The relationship between the latency period, infection markers, and oxidant and antioxidant states in women with preterm premature rupture of membranes

Ilhan N., Aygun B., Gungor H.

Irish Journal of Medical Science, vol.186, no.4, pp.965-970, 2017 (SCI-Expanded) identifier identifier identifier

  • Publication Type: Article / Article
  • Volume: 186 Issue: 4
  • Publication Date: 2017
  • Doi Number: 10.1007/s11845-017-1570-7
  • Journal Name: Irish Journal of Medical Science
  • Journal Indexes: Science Citation Index Expanded (SCI-EXPANDED), Scopus
  • Page Numbers: pp.965-970
  • Keywords: PPROM, Latency period, Inflammatory marker, Oxidant and antioxidant states
  • Istanbul Medipol University Affiliated: Yes


Background: A major cause of perinatal morbidity and mortality has been reported to be preterm premature rupture of membranes (PPROM).

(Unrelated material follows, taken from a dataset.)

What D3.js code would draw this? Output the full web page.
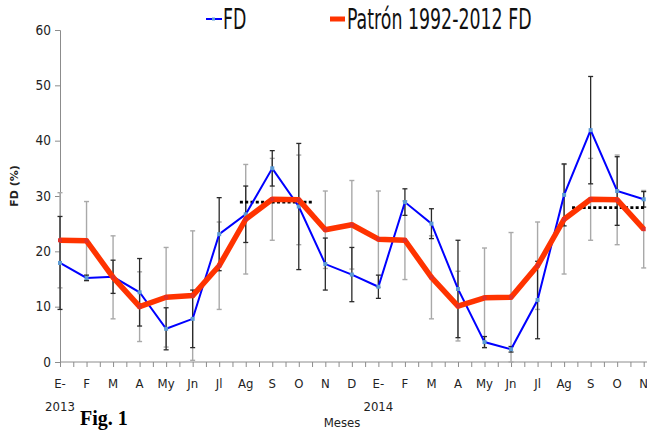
<!DOCTYPE html>
<html>
<head>
<meta charset="utf-8">
<script src="https://cdn.jsdelivr.net/npm/d3@7"></script>
<style>
  body { margin: 0; background: #fff; }
  svg { display: block; }
</style>
</head>
<body>
<div id="chart"></div>
<script>
// month labels, two years (E- = enero)
const months = ['E-','F','M','A','My','Jn','Jl','Ag','S','O','N','D','E-','F','M','A','My','Jn','Jl','Ag','S','O','N'];
const years = [{i: 0, label: '2013'}, {i: 12, label: '2014'}];

// FD observed 2013-2014 and its sd
const fd = [17.9, 15.2, 15.4, 12.6, 6.0, 7.8, 23.1, 26.7, 35.0, 28.1, 17.7, 15.8,
            13.6, 28.9, 25.0, 13.2, 3.6, 2.3, 11.2, 30.2, 41.9, 30.9, 29.4];
const fdSd = [8.4, 0.5, 3.0, 6.1, 3.8, 5.2, 6.6, 5.1, 3.2, 11.4, 4.7, 4.9,
              2.1, 2.4, 2.7, 8.8, 1.0, 0.5, 7.0, 5.6, 9.7, 6.2, 1.4];

// pattern 1992-2012 (same 12 months repeated) and its sd
const patron = [22.0, 21.9, 15.3, 10.0, 11.7, 12.0, 17.4, 25.8, 29.4, 29.3, 23.9, 24.8,
                22.2, 22.0, 15.3, 10.1, 11.6, 11.7, 17.4, 25.8, 29.4, 29.3, 24.0];
const patronSd = [8.6, 7.1, 7.5, 6.3, 9.0, 11.7, 7.9, 9.9, 7.4, 8.1, 7.0, 8.0,
                  8.7, 7.1, 7.5, 6.3, 9.0, 11.7, 7.9, 9.9, 7.4, 8.1, 7.0];

// dotted reference segments (month index from/to, value)
const refLines = [{from: 6.78, to: 9.5, value: 28.9}, {from: 19.3, to: 22.05, value: 27.9}];

const yTicks = [0, 10, 20, 30, 40, 50, 60];

const width = 647, height = 430;
const svg = d3.select('#chart').append('svg')
  .attr('width', width).attr('height', height);

const x = d3.scaleLinear().domain([0, months.length - 1]).range([60, 643.7]);
const y = d3.scaleLinear().domain([0, 60]).range([362, 30]);

const narrow = '"Liberation Sans Narrow", "DejaVu Sans Condensed", sans-serif';
const axisColor = '#8c8c8c';

// y axis
const yAxis = svg.append('g').attr('transform', `translate(${x(0)},0)`)
  .call(d3.axisLeft(y).tickValues(yTicks).tickSize(5).tickPadding(4));
yAxis.select('.domain').attr('stroke', axisColor);
yAxis.selectAll('.tick line').attr('stroke', axisColor);
yAxis.selectAll('.tick text').attr('font-family', narrow).attr('font-size', 13.5).attr('fill', '#222');

// x axis: ticks at every half month
const halfSteps = d3.range(0, months.length - 0.5 + 0.01, 0.5);
const xAxis = svg.append('g').attr('transform', `translate(0,${y(0)})`)
  .call(d3.axisBottom(x).tickValues(halfSteps).tickSize(5).tickFormat(''));
xAxis.select('.domain').attr('stroke', axisColor).attr('d', `M${x(0)},0H${width}`);
xAxis.selectAll('.tick line').attr('stroke', axisColor);

svg.append('g').selectAll('text').data(months).join('text')
  .attr('x', (d, i) => x(i)).attr('y', 388)
  .attr('text-anchor', 'middle')
  .attr('font-family', narrow).attr('font-size', 13).attr('fill', '#222')
  .text(d => d);

svg.append('g').selectAll('text').data(years).join('text')
  .attr('x', d => x(d.i)).attr('y', 411)
  .attr('text-anchor', 'middle')
  .attr('font-family', narrow).attr('font-size', 13).attr('fill', '#222')
  .text(d => d.label);

svg.append('text').attr('x', 342).attr('y', 427).attr('text-anchor', 'middle')
  .attr('font-family', narrow).attr('font-size', 13).attr('fill', '#222')
  .text('Meses');

svg.append('text')
  .attr('transform', 'translate(18, 186) rotate(-90)')
  .attr('text-anchor', 'middle')
  .attr('font-family', '"DejaVu Sans", sans-serif').attr('font-size', 11).attr('font-weight', 'bold')
  .attr('fill', '#222')
  .text('FD (%)');

// error bars
function errorBars(vals, sds, color, w) {
  const g = svg.append('g').attr('stroke', color).attr('stroke-width', w);
  vals.forEach((v, i) => {
    const top = y(Math.min(60, v + sds[i])), bot = y(Math.max(0, v - sds[i]));
    g.append('line').attr('x1', x(i)).attr('x2', x(i)).attr('y1', top).attr('y2', bot);
    g.append('line').attr('x1', x(i) - 2.5).attr('x2', x(i) + 2.5).attr('y1', top).attr('y2', top);
    g.append('line').attr('x1', x(i) - 2.5).attr('x2', x(i) + 2.5).attr('y1', bot).attr('y2', bot);
  });
}
errorBars(patron, patronSd, '#a9a9a9', 1.4);
errorBars(fd, fdSd, '#2a2a2a', 1.3);

// dotted reference lines
svg.append('g').selectAll('line').data(refLines).join('line')
  .attr('x1', d => x(d.from)).attr('x2', d => x(d.to))
  .attr('y1', d => y(d.value)).attr('y2', d => y(d.value))
  .attr('stroke', '#000').attr('stroke-width', 2.6).attr('stroke-dasharray', '3,2.3');

const line = d3.line().x((d, i) => x(i)).y(d => y(d));

// FD series
svg.append('path').datum(fd).attr('d', line)
  .attr('fill', 'none').attr('stroke', '#0000ff').attr('stroke-width', 2);
svg.append('g').selectAll('rect').data(fd).join('rect')
  .attr('x', (d, i) => x(i) - 2).attr('y', d => y(d) - 2)
  .attr('width', 4).attr('height', 4).attr('fill', '#5b9bd5');

// pattern series
svg.append('path').datum(patron).attr('d', line)
  .attr('fill', 'none').attr('stroke', '#ff3300').attr('stroke-width', 5.5)
  .attr('stroke-linejoin', 'round');
svg.append('g').selectAll('rect').data(patron).join('rect')
  .attr('x', (d, i) => x(i) - 2).attr('y', d => y(d) - 2)
  .attr('width', 4).attr('height', 4).attr('fill', '#e0302a');

// legend
const legend = svg.append('g');
legend.append('line').attr('x1', 206).attr('x2', 222).attr('y1', 19).attr('y2', 19)
  .attr('stroke', '#0000ff').attr('stroke-width', 2);
legend.append('rect').attr('x', 212).attr('y', 17.5).attr('width', 3).attr('height', 3).attr('fill', '#5b9bd5');
legend.append('text').attr('transform', 'translate(223,29) scale(0.69,1)')
  .attr('font-family', narrow).attr('font-size', 28).attr('fill', '#111')
  .text('FD');
legend.append('line').attr('x1', 330).attr('x2', 345).attr('y1', 19).attr('y2', 19)
  .attr('stroke', '#ff3300').attr('stroke-width', 5);
legend.append('text').attr('transform', 'translate(347,29) scale(0.69,1)')
  .attr('font-family', narrow).attr('font-size', 28).attr('fill', '#111')
  .text('Patrón 1992-2012 FD');

// caption
svg.append('text').attr('x', 80).attr('y', 425)
  .attr('font-family', '"Liberation Serif", "DejaVu Serif", serif')
  .attr('font-size', 20).attr('font-weight', 'bold').attr('fill', '#000')
  .text('Fig. 1');
</script>
</body>
</html>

Our objective was to evaluate oxidant–antioxidant balance, infection parameters, time interval between rupture of membranes and delivery (latency period), and the relationship among all these parameters. Methods: Seventy-five cases with PPROM between 24 and 34 gestational weeks were included in the study. A control group of 41 women who gave birth at term were considered as the control group. The relationship among maternal plasma total oxidative stress (TOS), malondialdehyde (MDA), total antioxidant status (TAS), leukocyte counts, CRP, vitamin C and E levels, gestational week, neonatal birthweight, and latency period was evaluated. Results: In cases with PPROM, rupture occurred at an average of 29.4 gestational weeks and premature babies were born at an average of 31.6 gestational weeks. The mortality rate of babies born to PPROM women was 18.7% (14/75) died at or following birth. In the PPROM group, TOS, MDA, and leukocyte counts were found to be significantly higher compared to the control group (p < 0.001). Besides, a significant negative correlation was detected among the latency period, TOS, CRP, and leukocyte counts (p < 0.05). Conclusions: Appropriate treatment protocols that strengthen antioxidant defense systems and taking into consideration the signs of infection can decrease the incidence of PPROM and/or mortality rates of babies born to PPROM women.